(Extracted data entries)
════════════════════

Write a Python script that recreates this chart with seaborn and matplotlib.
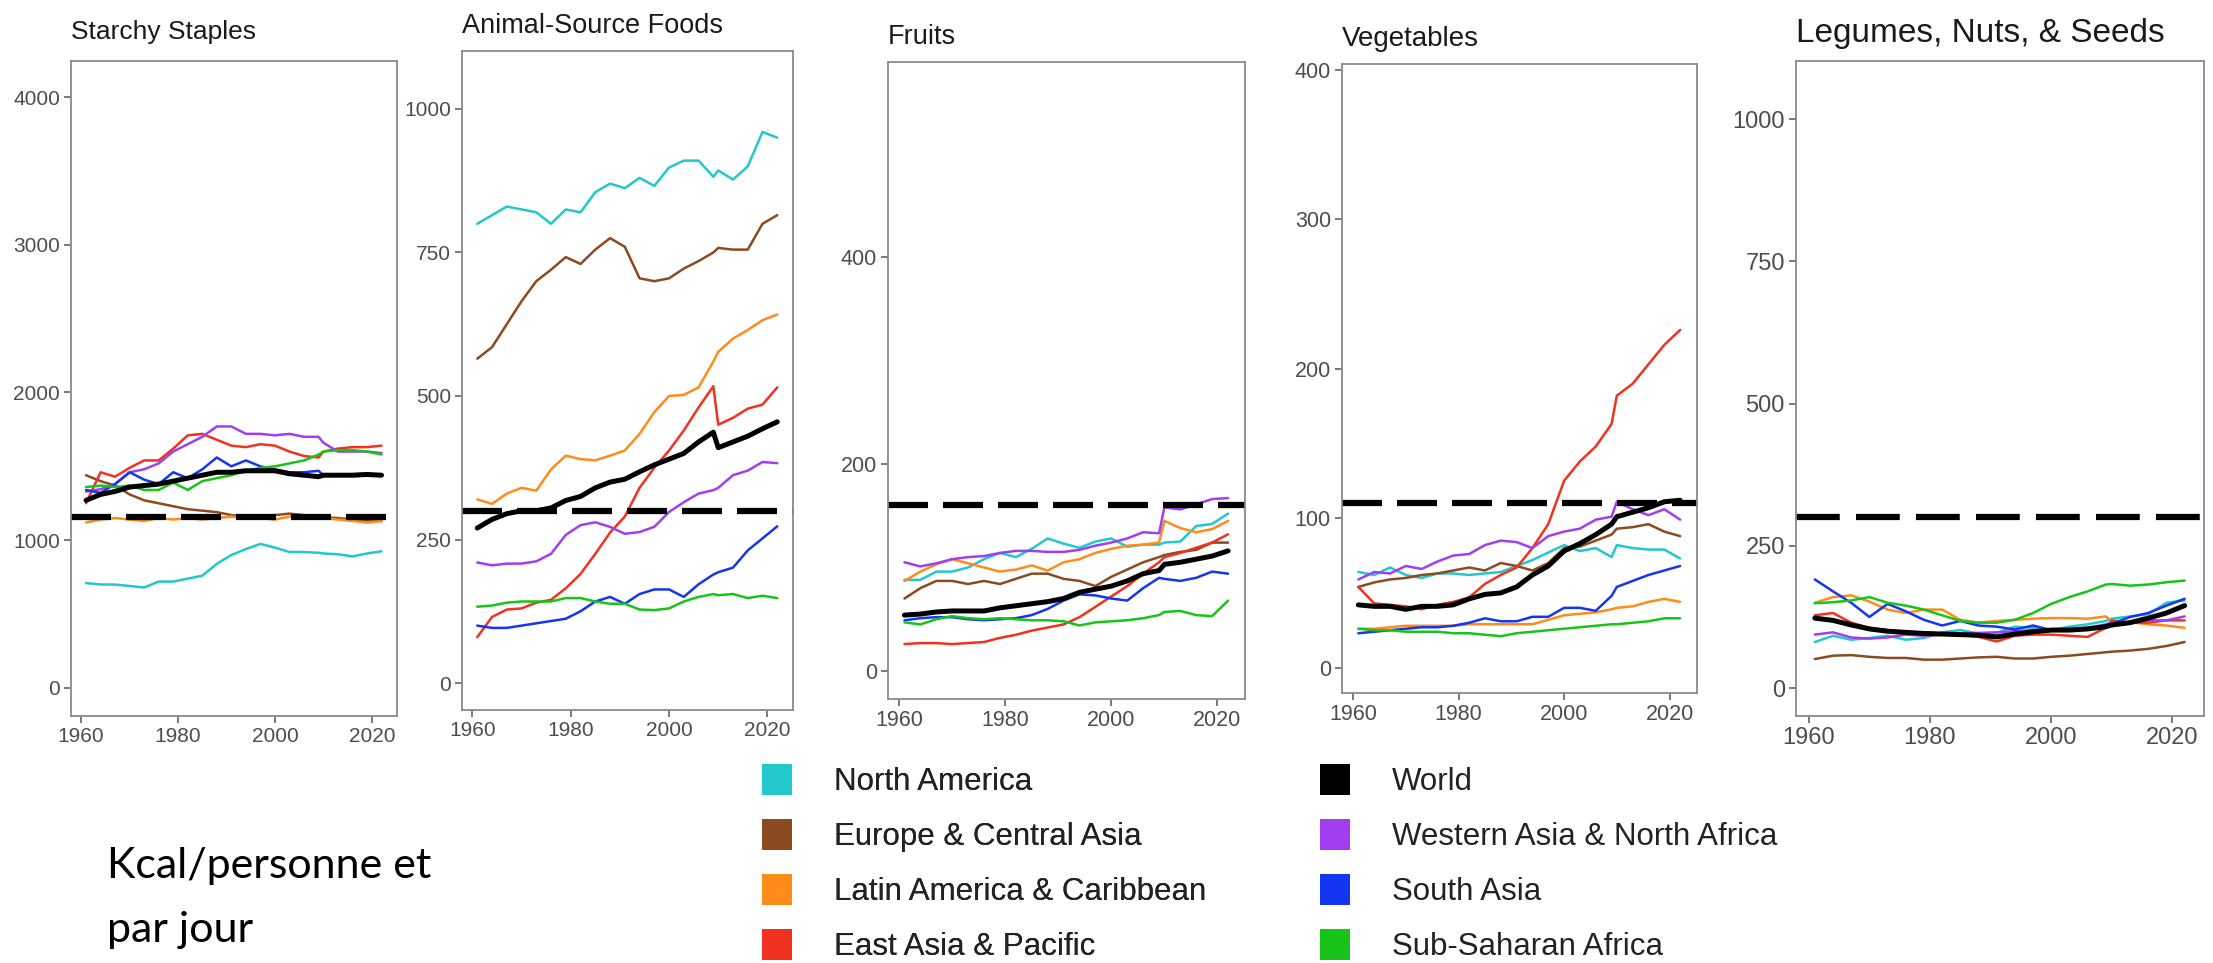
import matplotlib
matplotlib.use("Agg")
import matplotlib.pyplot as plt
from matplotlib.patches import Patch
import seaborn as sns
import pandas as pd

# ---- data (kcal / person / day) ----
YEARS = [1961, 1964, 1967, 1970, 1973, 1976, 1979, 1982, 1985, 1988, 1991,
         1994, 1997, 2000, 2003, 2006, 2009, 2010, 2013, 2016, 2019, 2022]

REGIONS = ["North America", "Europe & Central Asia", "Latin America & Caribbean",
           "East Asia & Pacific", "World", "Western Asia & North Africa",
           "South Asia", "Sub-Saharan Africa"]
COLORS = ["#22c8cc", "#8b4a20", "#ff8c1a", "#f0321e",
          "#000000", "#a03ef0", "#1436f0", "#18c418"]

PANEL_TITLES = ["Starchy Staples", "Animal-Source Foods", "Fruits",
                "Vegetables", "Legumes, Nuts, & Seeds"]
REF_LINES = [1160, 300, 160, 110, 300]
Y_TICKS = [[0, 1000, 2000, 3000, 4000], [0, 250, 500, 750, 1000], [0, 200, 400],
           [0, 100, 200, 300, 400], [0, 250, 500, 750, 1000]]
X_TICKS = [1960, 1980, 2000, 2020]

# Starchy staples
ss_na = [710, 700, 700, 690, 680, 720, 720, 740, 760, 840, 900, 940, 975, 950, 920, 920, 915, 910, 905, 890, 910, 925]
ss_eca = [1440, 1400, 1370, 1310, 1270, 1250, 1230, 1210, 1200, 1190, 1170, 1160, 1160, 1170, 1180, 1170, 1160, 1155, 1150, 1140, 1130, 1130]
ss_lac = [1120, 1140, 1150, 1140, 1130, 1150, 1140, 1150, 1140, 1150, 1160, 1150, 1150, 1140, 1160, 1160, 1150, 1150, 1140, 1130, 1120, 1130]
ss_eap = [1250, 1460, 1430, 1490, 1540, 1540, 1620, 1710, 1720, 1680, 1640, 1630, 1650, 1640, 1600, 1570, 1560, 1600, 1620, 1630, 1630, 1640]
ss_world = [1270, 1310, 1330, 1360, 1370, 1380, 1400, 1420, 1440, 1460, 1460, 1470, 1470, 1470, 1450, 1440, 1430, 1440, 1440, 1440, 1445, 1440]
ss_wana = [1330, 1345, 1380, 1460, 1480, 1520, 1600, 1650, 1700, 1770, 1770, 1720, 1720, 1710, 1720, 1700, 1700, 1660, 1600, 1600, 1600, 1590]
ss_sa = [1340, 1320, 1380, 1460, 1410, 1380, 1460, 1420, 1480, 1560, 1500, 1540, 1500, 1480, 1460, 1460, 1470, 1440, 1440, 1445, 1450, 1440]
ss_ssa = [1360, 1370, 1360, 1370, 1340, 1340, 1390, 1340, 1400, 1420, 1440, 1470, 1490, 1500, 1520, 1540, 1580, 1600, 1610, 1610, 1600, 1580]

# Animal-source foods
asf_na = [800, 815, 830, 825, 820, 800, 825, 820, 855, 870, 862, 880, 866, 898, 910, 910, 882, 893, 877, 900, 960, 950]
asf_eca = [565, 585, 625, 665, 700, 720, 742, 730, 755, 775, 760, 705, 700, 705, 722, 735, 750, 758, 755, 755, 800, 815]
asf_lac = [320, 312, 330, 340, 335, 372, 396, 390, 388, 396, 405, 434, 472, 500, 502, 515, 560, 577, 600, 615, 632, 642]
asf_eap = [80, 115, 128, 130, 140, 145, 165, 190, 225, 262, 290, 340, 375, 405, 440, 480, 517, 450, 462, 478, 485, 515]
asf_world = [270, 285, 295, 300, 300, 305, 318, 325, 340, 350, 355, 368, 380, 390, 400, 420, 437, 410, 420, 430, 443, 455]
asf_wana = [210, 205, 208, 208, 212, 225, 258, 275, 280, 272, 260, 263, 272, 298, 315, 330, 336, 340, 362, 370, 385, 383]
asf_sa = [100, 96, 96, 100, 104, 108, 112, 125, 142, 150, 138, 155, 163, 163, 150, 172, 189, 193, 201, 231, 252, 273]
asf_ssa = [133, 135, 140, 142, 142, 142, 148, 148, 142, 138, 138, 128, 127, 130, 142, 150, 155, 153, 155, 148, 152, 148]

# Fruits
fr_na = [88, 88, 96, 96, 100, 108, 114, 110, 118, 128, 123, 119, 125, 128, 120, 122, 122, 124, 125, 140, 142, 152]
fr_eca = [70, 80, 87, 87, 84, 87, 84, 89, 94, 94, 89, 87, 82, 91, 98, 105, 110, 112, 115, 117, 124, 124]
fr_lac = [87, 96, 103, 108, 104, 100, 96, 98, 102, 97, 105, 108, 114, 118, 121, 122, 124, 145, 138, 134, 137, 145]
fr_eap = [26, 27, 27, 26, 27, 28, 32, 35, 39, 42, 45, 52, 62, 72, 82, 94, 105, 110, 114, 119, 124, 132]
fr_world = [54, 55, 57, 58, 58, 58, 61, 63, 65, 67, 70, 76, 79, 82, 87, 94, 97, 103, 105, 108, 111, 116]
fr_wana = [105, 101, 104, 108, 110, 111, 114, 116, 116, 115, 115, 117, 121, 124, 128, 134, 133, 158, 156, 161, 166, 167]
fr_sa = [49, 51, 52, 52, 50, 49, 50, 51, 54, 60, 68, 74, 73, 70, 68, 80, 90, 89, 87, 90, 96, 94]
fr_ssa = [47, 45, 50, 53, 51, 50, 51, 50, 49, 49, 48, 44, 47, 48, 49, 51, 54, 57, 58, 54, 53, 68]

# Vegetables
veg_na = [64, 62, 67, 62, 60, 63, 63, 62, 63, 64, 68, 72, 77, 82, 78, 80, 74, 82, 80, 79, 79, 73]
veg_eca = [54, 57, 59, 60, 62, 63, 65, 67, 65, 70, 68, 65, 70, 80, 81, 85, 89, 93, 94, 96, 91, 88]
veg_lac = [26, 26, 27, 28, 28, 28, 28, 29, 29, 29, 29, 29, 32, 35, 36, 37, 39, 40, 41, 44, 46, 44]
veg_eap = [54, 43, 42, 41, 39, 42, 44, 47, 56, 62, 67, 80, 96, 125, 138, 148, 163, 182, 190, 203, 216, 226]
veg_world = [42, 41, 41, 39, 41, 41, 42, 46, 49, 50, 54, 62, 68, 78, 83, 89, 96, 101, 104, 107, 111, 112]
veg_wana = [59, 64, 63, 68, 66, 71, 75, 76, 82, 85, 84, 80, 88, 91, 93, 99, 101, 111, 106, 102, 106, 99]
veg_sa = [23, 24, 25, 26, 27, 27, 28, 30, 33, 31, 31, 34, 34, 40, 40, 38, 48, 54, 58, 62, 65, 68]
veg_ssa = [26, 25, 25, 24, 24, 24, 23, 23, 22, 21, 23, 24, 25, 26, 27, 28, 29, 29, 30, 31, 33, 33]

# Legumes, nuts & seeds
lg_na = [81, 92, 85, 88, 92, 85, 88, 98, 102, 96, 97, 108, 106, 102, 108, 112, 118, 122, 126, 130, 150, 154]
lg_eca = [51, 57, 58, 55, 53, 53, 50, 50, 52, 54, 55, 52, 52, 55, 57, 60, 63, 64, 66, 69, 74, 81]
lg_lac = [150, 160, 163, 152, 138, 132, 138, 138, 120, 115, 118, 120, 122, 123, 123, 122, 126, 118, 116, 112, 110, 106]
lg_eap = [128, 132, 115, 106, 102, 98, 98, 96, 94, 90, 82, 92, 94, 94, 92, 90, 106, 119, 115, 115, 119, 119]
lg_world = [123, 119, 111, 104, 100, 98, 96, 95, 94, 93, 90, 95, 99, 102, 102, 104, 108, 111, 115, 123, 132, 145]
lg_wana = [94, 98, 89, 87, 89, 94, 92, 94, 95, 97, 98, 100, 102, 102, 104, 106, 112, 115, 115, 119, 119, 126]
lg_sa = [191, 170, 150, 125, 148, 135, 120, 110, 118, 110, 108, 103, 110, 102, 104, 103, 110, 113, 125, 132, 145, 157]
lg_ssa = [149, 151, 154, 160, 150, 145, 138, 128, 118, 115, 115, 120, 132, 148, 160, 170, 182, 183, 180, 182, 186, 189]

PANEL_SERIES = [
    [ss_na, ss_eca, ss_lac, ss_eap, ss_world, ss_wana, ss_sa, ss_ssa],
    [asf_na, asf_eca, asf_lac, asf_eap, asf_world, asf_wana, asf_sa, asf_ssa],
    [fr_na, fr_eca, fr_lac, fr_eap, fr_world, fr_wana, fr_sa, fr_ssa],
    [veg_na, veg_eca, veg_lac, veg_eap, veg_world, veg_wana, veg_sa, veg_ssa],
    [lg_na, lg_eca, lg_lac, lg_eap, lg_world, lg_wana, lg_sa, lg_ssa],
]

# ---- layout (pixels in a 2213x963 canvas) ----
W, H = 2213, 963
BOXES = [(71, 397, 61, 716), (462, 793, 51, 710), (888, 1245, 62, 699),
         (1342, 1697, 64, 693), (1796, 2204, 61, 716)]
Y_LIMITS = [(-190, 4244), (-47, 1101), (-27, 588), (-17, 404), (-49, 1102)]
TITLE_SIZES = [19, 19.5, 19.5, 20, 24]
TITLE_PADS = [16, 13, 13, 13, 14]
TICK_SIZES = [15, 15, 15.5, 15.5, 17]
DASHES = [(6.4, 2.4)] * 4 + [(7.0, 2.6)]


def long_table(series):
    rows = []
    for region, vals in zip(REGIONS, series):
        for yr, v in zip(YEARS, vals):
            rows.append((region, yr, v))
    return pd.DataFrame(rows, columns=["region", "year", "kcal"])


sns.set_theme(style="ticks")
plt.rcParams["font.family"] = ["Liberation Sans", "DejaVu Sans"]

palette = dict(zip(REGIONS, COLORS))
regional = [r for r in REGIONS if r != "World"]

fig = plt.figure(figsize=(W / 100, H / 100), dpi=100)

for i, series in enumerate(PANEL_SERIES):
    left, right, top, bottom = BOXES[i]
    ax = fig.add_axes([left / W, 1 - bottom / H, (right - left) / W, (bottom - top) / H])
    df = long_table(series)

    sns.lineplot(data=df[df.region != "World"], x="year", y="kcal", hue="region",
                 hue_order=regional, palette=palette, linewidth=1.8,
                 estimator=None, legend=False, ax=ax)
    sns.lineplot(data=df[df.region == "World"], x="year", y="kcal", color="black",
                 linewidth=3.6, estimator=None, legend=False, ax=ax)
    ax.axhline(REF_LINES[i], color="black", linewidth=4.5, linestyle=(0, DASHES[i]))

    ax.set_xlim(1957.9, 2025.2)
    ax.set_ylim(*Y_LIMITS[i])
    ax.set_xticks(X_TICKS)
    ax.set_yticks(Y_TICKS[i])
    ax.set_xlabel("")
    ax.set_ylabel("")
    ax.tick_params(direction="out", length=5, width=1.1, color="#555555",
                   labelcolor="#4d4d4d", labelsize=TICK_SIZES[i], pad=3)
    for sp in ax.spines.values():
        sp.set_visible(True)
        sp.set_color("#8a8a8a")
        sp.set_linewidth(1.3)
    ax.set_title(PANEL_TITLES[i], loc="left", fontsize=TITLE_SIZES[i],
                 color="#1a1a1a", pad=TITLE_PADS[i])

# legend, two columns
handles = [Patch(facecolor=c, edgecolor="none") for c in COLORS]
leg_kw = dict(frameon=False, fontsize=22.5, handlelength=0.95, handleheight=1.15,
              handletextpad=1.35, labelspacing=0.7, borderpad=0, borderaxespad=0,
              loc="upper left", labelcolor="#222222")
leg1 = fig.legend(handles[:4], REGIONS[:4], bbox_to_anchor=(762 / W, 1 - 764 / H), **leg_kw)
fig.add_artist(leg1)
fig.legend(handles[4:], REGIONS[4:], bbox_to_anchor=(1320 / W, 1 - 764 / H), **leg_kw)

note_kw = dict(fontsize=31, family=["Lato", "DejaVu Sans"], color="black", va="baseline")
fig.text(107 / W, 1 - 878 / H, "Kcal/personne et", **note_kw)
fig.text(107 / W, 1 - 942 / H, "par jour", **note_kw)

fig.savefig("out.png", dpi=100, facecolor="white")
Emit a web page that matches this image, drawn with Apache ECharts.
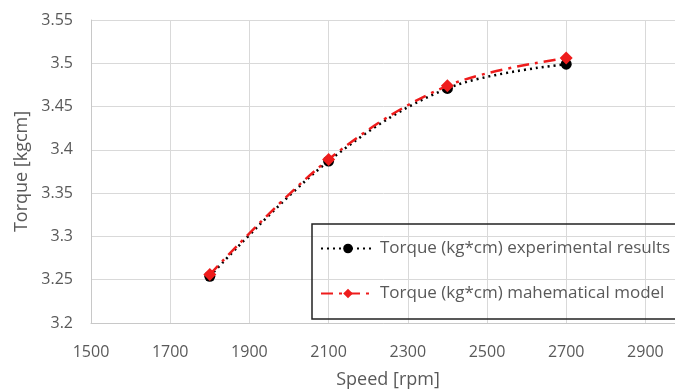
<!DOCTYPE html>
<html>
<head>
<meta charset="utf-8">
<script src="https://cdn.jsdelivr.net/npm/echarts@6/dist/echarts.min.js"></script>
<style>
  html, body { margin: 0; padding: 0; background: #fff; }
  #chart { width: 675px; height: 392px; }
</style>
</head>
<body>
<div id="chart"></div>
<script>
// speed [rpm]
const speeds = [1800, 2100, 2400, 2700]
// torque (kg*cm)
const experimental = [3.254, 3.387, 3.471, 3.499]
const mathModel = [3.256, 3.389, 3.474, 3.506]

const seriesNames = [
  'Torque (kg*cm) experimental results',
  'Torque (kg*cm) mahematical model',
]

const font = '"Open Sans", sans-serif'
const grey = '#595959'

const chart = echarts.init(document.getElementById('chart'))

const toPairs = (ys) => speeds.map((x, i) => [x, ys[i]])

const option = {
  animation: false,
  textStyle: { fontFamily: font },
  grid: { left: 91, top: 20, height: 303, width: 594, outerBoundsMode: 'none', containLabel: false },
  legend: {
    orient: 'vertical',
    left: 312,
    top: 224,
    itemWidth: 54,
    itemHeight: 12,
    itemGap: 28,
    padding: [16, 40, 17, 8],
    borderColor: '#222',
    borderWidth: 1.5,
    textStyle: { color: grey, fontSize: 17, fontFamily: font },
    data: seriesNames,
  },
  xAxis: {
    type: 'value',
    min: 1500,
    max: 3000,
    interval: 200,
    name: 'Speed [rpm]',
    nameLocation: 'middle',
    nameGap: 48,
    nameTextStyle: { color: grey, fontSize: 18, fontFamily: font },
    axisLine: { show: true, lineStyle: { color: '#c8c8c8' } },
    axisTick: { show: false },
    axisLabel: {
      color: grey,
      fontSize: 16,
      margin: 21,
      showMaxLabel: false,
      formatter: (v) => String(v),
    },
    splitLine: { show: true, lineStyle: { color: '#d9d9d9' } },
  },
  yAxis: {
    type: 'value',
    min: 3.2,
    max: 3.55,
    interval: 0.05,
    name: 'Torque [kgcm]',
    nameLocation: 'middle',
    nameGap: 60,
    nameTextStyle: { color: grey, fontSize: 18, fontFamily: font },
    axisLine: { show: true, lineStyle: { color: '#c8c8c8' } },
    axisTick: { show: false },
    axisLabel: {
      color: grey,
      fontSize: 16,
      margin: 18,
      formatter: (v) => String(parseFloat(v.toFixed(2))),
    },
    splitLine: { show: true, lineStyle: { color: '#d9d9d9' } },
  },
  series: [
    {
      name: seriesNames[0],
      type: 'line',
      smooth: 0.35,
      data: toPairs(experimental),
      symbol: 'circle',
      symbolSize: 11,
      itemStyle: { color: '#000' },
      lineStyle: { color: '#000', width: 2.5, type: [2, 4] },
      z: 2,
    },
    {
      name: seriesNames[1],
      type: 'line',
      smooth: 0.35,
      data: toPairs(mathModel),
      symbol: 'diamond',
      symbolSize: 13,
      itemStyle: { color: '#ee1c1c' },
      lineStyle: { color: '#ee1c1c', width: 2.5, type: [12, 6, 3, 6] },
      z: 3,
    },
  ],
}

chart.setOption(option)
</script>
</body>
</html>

════════════════════

_Your goal_
Using the data above, copy exactly the lines from the one containing "Emit a web page" to the one containing "const toPairs = (ys)", inclusive. Exclude the pictures.

_Expected output_
Emit a web page that matches this image, drawn with Apache ECharts.
<!DOCTYPE html>
<html>
<head>
<meta charset="utf-8">
<script src="https://cdn.jsdelivr.net/npm/echarts@6/dist/echarts.min.js"></script>
<style>
  html, body { margin: 0; padding: 0; background: #fff; }
  #chart { width: 675px; height: 392px; }
</style>
</head>
<body>
<div id="chart"></div>
<script>
// speed [rpm]
const speeds = [1800, 2100, 2400, 2700]
// torque (kg*cm)
const experimental = [3.254, 3.387, 3.471, 3.499]
const mathModel = [3.256, 3.389, 3.474, 3.506]

const seriesNames = [
  'Torque (kg*cm) experimental results',
  'Torque (kg*cm) mahematical model',
]

const font = '"Open Sans", sans-serif'
const grey = '#595959'

const chart = echarts.init(document.getElementById('chart'))

const toPairs = (ys) => speeds.map((x, i) => [x, ys[i]])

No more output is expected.